1884-campaign-cartoon-2
Anti-Blaine Cartoon

Despite persistent rumors, Grover Cleveland was able to keep the matter quiet through successful campaigns for Mayor of Buffalo and Governor of New York. In 1884 Cleveland was chosen as the Democratic candidate for president. With a reputation as a reformer and a man of integrity, Cleveland was seen as the perfect opponent for James Blaine, the scandal ridden Republican candidate, who was accused, as Speaker of the House, of pushing legislation to benefit various railroad companies in exchange for financial kickbacks. Cleveland’s candidacy was so appealing that may prominent, life-long Republicans bolted from their party to support him.

But in Buffalo, some of those who were familiar with the story of Cleveland’s illegitimate child and his treatment of Maria Halpin, did not feel they could stand by and watch such a man become President of the United States. In July 1884, during the Democratic Convention, Reverend George H. Ball, pastor of the Free Baptist Church in Buffalo, sent a letter to the Chicago Advance telling the whole story. The letter bounced around to several newspapers before the story was finally published by the Buffalo Evening Telegraph.

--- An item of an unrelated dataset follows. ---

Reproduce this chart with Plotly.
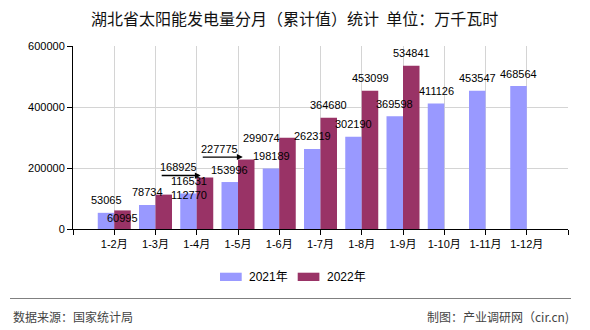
import plotly.graph_objects as go

# ---- data ----
categories = ["1-2月", "1-3月", "1-4月", "1-5月", "1-6月", "1-7月",
              "1-8月", "1-9月", "1-10月", "1-11月", "1-12月"]
series_names = ["2021年", "2022年"]
values_2021 = [53065, 78734, 116531, 153996, 198189, 262319,
               302190, 369598, 411126, 453547, 468564]
values_2022 = [60995, 112770, 168925, 227775, 299074, 364680,
               453099, 534841, None, None, None]
y_ticks = [0, 200000, 400000, 600000]
title_text = "湖北省太阳能发电量分月（累计值）统计  单位：万千瓦时"
source_text = "数据来源：国家统计局"
maker_text = "制图：产业调研网（cir.cn)"

# ---- styles / layout geometry ----
W_PX, H_PX = 590, 330
L, R, T, B = 73, 568, 46, 229
PW, PH = R - L, B - T
COL_2021 = "#9999FF"
COL_2022 = "#993366"
FONT = "Liberation Sans, Arial, Noto Sans CJK SC, sans-serif"
CJK = "Noto Sans CJK SC, sans-serif"


def px_x(p):
    return (p - L) / PW


def px_y(p):
    return (B - p) / PH


xpos = [i + 1 for i in range(len(categories))]

fig = go.Figure()
fig.add_trace(go.Bar(x=xpos, y=values_2021, name=series_names[0],
                     marker=dict(color=COL_2021, line=dict(width=0)),
                     showlegend=False))
fig.add_trace(go.Bar(x=xpos, y=values_2022, name=series_names[1],
                     marker=dict(color=COL_2022, line=dict(width=0)),
                     showlegend=False))

# value labels (offsets in pixels relative to bar top centre)
default_shift = (0, 12.5)
shift_2021 = {}
shift_2022 = {0: (0, -8), 1: (25, 0), 2: (-26.5, 10), 3: (-26.7, 11), 4: (-26, 0)}

annotations = []
for i, v in enumerate(values_2021):
    if v is None:
        continue
    dx, dy = shift_2021.get(i, default_shift)
    annotations.append(dict(x=xpos[i] - 0.2, y=v, xref="x", yref="y", text=str(v),
                            showarrow=False, xshift=dx, yshift=dy,
                            font=dict(family=FONT, size=11, color="#000000")))
for i, v in enumerate(values_2022):
    if v is None:
        continue
    dx, dy = shift_2022.get(i, default_shift)
    annotations.append(dict(x=xpos[i] + 0.2, y=v, xref="x", yref="y", text=str(v),
                            showarrow=False, xshift=dx, yshift=dy,
                            font=dict(family=FONT, size=11, color="#000000")))

# leader arrows for displaced labels
arrow_specs = {2: (-4.3, 2, -41), 3: (-3.5, 2.5, -42)}
for i, (dx, dy, ax) in arrow_specs.items():
    annotations.append(dict(x=xpos[i] + 0.2, y=values_2022[i], xref="x", yref="y",
                            text=" ", showarrow=True, ax=ax, ay=0,
                            xshift=dx, yshift=dy, arrowhead=2, arrowsize=0.9,
                            arrowwidth=1.3, arrowcolor="#000000",
                            font=dict(size=2)))

# title
annotations.append(dict(x=px_x(294.5), y=px_y(18), xref="paper", yref="paper",
                        text=title_text, showarrow=False, xanchor="center", yanchor="middle",
                        font=dict(family=CJK, size=16, color="#111111")))
# legend (manual)
legend_items = [(series_names[0], COL_2021, 220, 246.7),
                (series_names[1], COL_2022, 297.7, 324.7)]
shapes = []
for name, col, sx, tx in legend_items:
    shapes.append(dict(type="rect", xref="paper", yref="paper",
                       x0=px_x(sx), x1=px_x(sx + 21.7), y0=px_y(281), y1=px_y(272.7),
                       fillcolor=col, line=dict(width=0)))
    annotations.append(dict(x=px_x(tx), y=px_y(277), xref="paper", yref="paper",
                            text=name, showarrow=False, xanchor="left", yanchor="middle",
                            font=dict(family=FONT, size=12, color="#000000")))
# footer
shapes.append(dict(type="line", xref="paper", yref="paper",
                   x0=px_x(10), x1=px_x(571), y0=px_y(298.5), y1=px_y(298.5),
                   line=dict(color="#808080", width=1.2)))
annotations.append(dict(x=px_x(11), y=px_y(316.5), xref="paper", yref="paper",
                        text=source_text, showarrow=False, xanchor="left", yanchor="middle",
                        font=dict(family=CJK, size=12, color="#444444")))
annotations.append(dict(x=px_x(570.5), y=px_y(316.5), xref="paper", yref="paper",
                        text=maker_text, showarrow=False, xanchor="right", yanchor="middle",
                        font=dict(family=CJK, size=12, color="#444444")))

fig.update_layout(
    width=W_PX, height=H_PX,
    margin=dict(l=L, r=W_PX - R, t=T, b=H_PX - B, pad=0),
    paper_bgcolor="#ffffff", plot_bgcolor="#ffffff",
    barmode="group", bargap=0.2, bargroupgap=0,
    showlegend=False,
    annotations=annotations, shapes=shapes,
    font=dict(family=FONT, size=11, color="#000000"),
)
fig.update_xaxes(range=[0, len(categories) + 1],
                 tickmode="array", tickvals=list(range(0, len(categories) + 2)),
                 ticktext=[""] + categories + [""],
                 showgrid=True, gridcolor="#d4d4d4", gridwidth=1,
                 showline=True, linecolor="#000000", linewidth=1,
                 ticks="outside", ticklen=5, tickcolor="#000000", tickwidth=1,
                 tickfont=dict(family=FONT, size=11, color="#000000"),
                 zeroline=False, fixedrange=True)
fig.update_yaxes(range=[0, 600000], tickmode="array", tickvals=y_ticks,
                 ticktext=[str(t) for t in y_ticks],
                 showgrid=True, gridcolor="#d4d4d4", gridwidth=1,
                 showline=True, linecolor="#000000", linewidth=1,
                 ticks="outside", ticklen=5, tickcolor="#000000", tickwidth=1,
                 tickfont=dict(family=FONT, size=11, color="#000000"),
                 zeroline=False, fixedrange=True)

fig.write_html("out.html", config={"displayModeBar": False})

The press was exceedingly partisan in 1884—Republican papers picked up the story and ran with it while Democratic papers ignored it. But the voting public could not ignore the Halpin Scandal and many who had once ardently supported the reform candidate now had doubts. Cleveland was dogged at rallies by opposition groups chanting “Ma, Ma, where’s my Pa?”

Cleveland himself decided to stay above the fray and issued no public statement, hoping the scandal would blow over before Election Day. He told his campaign staff, “No matter what, tell the truth.” –which they almost did. They admitted that in an act of youthful indiscretion Cleveland had taken up with Maria Halpin, as had two of his friends, including Oscar Folsom. When she became pregnant, Cleveland, being the only bachelor of the three, took the responsibility to save his friends from shame. In fact, they said, no one knew who the father was.

This statement infuriated Maria Halpin, who had never known a hint of scandal until she met Grover Cleveland.  She issued a sworn affidavit saying, “There is not and never was a doubt as to the paternity of our child, and the attempt of Grover Cleveland or his friends to couple the name of Oscar Folsom or any on else with that of the boy, for that purpose, is simply infamous and false.” In a second affidavit she described in detail how she had been ravished by Grover Cleveland, saying, “While in my rooms he accomplished my ruin by the use of force and violence and without my consent."

The presidential election now came down to which candidate’s scandalous behavior was less repellent to the public, Blaine’s railroad kickbacks or Cleveland’s abuse of Maria Halpin. Cleveland won an extremely close election; he won the popular vote by just 25,000 and a switch of 600 voters in New York would have given Blaine the election.

The Halpin Scandal soon died down and eventually was all but forgotten. In fact a 768 page biography of Grover Cleveland, published in 1923, does not even mention Maria Halpin. On June 2, 1886, Grover Cleveland married Frances Folsom, 21-year-old daughter of his late law partner Oscar Folsom. Grover Cleveland was the last bachelor to be elected president.